* start Material provided *

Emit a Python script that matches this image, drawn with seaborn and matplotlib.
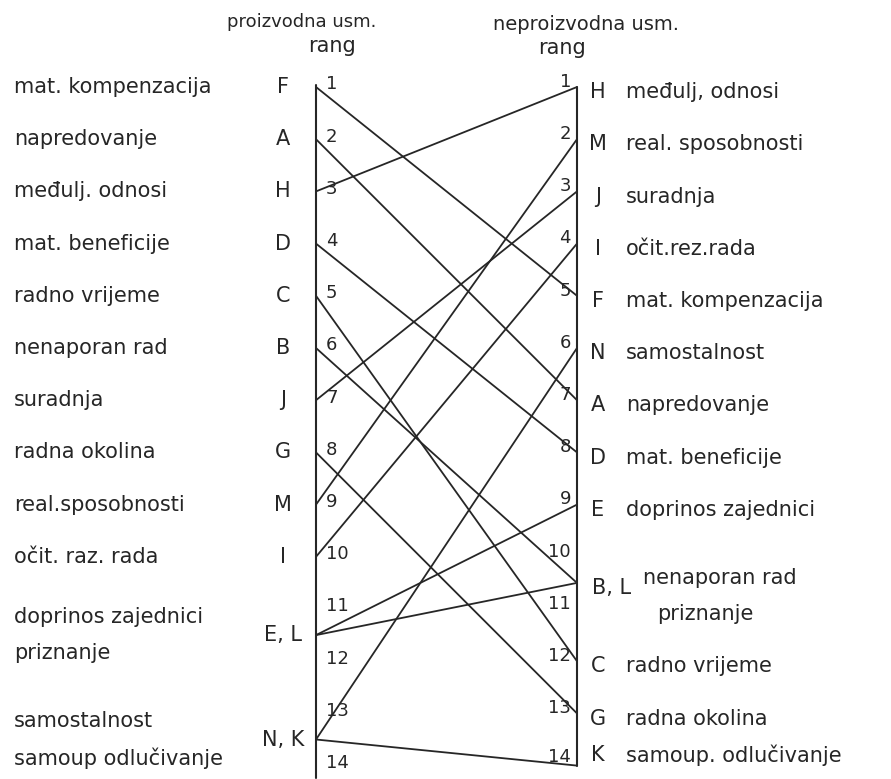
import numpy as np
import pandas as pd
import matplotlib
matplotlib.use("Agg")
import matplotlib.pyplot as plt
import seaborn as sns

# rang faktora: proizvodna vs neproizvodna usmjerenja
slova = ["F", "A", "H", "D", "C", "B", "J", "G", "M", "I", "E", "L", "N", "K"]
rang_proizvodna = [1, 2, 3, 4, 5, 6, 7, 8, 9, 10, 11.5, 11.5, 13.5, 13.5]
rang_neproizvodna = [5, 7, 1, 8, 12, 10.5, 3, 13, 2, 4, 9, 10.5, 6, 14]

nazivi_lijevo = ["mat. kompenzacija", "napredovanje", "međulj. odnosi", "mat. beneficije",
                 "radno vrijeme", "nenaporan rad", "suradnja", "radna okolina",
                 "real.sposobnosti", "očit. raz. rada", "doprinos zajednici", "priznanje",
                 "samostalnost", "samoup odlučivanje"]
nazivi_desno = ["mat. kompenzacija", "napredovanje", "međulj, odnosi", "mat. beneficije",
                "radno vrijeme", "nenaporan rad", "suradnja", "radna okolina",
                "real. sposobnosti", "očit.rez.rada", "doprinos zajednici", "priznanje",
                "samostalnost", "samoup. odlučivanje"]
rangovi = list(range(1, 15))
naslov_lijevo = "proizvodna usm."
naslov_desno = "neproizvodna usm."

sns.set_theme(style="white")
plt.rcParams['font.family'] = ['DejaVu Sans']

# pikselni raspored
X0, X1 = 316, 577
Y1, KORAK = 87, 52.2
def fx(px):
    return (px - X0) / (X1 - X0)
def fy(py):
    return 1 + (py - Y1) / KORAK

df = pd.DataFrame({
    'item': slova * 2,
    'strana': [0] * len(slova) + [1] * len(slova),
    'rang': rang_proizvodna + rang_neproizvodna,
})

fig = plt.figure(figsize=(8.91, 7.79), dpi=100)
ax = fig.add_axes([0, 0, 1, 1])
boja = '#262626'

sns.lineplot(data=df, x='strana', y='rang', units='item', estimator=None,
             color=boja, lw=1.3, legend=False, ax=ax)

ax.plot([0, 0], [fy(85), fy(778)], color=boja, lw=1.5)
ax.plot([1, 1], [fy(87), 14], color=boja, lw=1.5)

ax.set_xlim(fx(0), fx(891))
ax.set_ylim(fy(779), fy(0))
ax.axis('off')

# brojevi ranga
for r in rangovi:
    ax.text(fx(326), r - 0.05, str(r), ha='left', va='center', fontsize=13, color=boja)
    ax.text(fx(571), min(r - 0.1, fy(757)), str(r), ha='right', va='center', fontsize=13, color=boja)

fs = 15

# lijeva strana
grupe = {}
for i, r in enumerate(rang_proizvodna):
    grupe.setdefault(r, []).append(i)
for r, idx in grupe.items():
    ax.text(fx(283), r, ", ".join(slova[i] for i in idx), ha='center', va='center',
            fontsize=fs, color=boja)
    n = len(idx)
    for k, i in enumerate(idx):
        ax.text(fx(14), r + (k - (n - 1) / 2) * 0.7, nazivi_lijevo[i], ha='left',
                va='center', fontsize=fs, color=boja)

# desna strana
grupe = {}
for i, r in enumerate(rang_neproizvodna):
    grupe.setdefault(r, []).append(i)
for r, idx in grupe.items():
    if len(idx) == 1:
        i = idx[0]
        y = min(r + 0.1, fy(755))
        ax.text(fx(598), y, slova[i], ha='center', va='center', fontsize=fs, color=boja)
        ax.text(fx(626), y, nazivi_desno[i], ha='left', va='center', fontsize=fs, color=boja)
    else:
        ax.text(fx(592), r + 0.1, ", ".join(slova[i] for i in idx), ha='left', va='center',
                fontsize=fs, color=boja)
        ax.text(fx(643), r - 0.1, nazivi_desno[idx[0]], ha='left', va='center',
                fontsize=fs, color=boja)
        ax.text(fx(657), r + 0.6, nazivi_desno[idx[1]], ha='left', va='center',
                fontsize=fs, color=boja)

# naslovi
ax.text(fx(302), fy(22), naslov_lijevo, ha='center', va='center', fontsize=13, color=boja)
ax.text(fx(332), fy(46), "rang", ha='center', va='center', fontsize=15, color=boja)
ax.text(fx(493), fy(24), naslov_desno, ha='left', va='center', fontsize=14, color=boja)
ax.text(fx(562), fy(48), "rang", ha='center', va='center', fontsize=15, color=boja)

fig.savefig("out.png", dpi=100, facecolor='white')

* end Material provided *

■ **Directions for this task**:
Copy out the listing exactly as it stands, but not the pictures.

■ **Answer to the problem**:
Emit a Python script that matches this image, drawn with seaborn and matplotlib.
import numpy as np
import pandas as pd
import matplotlib
matplotlib.use("Agg")
import matplotlib.pyplot as plt
import seaborn as sns

# rang faktora: proizvodna vs neproizvodna usmjerenja
slova = ["F", "A", "H", "D", "C", "B", "J", "G", "M", "I", "E", "L", "N", "K"]
rang_proizvodna = [1, 2, 3, 4, 5, 6, 7, 8, 9, 10, 11.5, 11.5, 13.5, 13.5]
rang_neproizvodna = [5, 7, 1, 8, 12, 10.5, 3, 13, 2, 4, 9, 10.5, 6, 14]

nazivi_lijevo = ["mat. kompenzacija", "napredovanje", "međulj. odnosi", "mat. beneficije",
                 "radno vrijeme", "nenaporan rad", "suradnja", "radna okolina",
                 "real.sposobnosti", "očit. raz. rada", "doprinos zajednici", "priznanje",
                 "samostalnost", "samoup odlučivanje"]
nazivi_desno = ["mat. kompenzacija", "napredovanje", "međulj, odnosi", "mat. beneficije",
                "radno vrijeme", "nenaporan rad", "suradnja", "radna okolina",
                "real. sposobnosti", "očit.rez.rada", "doprinos zajednici", "priznanje",
                "samostalnost", "samoup. odlučivanje"]
rangovi = list(range(1, 15))
naslov_lijevo = "proizvodna usm."
naslov_desno = "neproizvodna usm."

sns.set_theme(style="white")
plt.rcParams['font.family'] = ['DejaVu Sans']

# pikselni raspored
X0, X1 = 316, 577
Y1, KORAK = 87, 52.2
def fx(px):
    return (px - X0) / (X1 - X0)
def fy(py):
    return 1 + (py - Y1) / KORAK

df = pd.DataFrame({
    'item': slova * 2,
    'strana': [0] * len(slova) + [1] * len(slova),
    'rang': rang_proizvodna + rang_neproizvodna,
})

fig = plt.figure(figsize=(8.91, 7.79), dpi=100)
ax = fig.add_axes([0, 0, 1, 1])
boja = '#262626'

sns.lineplot(data=df, x='strana', y='rang', units='item', estimator=None,
             color=boja, lw=1.3, legend=False, ax=ax)

ax.plot([0, 0], [fy(85), fy(778)], color=boja, lw=1.5)
ax.plot([1, 1], [fy(87), 14], color=boja, lw=1.5)

ax.set_xlim(fx(0), fx(891))
ax.set_ylim(fy(779), fy(0))
ax.axis('off')

# brojevi ranga
for r in rangovi:
    ax.text(fx(326), r - 0.05, str(r), ha='left', va='center', fontsize=13, color=boja)
    ax.text(fx(571), min(r - 0.1, fy(757)), str(r), ha='right', va='center', fontsize=13, color=boja)

fs = 15

# lijeva strana
grupe = {}
for i, r in enumerate(rang_proizvodna):
    grupe.setdefault(r, []).append(i)
for r, idx in grupe.items():
    ax.text(fx(283), r, ", ".join(slova[i] for i in idx), ha='center', va='center',
            fontsize=fs, color=boja)
    n = len(idx)
    for k, i in enumerate(idx):
        ax.text(fx(14), r + (k - (n - 1) / 2) * 0.7, nazivi_lijevo[i], ha='left',
                va='center', fontsize=fs, color=boja)

# desna strana
grupe = {}
for i, r in enumerate(rang_neproizvodna):
    grupe.setdefault(r, []).append(i)
for r, idx in grupe.items():
    if len(idx) == 1:
        i = idx[0]
        y = min(r + 0.1, fy(755))
        ax.text(fx(598), y, slova[i], ha='center', va='center', fontsize=fs, color=boja)
        ax.text(fx(626), y, nazivi_desno[i], ha='left', va='center', fontsize=fs, color=boja)
    else:
        ax.text(fx(592), r + 0.1, ", ".join(slova[i] for i in idx), ha='left', va='center',
                fontsize=fs, color=boja)
        ax.text(fx(643), r - 0.1, nazivi_desno[idx[0]], ha='left', va='center',
                fontsize=fs, color=boja)
        ax.text(fx(657), r + 0.6, nazivi_desno[idx[1]], ha='left', va='center',
                fontsize=fs, color=boja)

# naslovi
ax.text(fx(302), fy(22), naslov_lijevo, ha='center', va='center', fontsize=13, color=boja)
ax.text(fx(332), fy(46), "rang", ha='center', va='center', fontsize=15, color=boja)
ax.text(fx(493), fy(24), naslov_desno, ha='left', va='center', fontsize=14, color=boja)
ax.text(fx(562), fy(48), "rang", ha='center', va='center', fontsize=15, color=boja)

fig.savefig("out.png", dpi=100, facecolor='white')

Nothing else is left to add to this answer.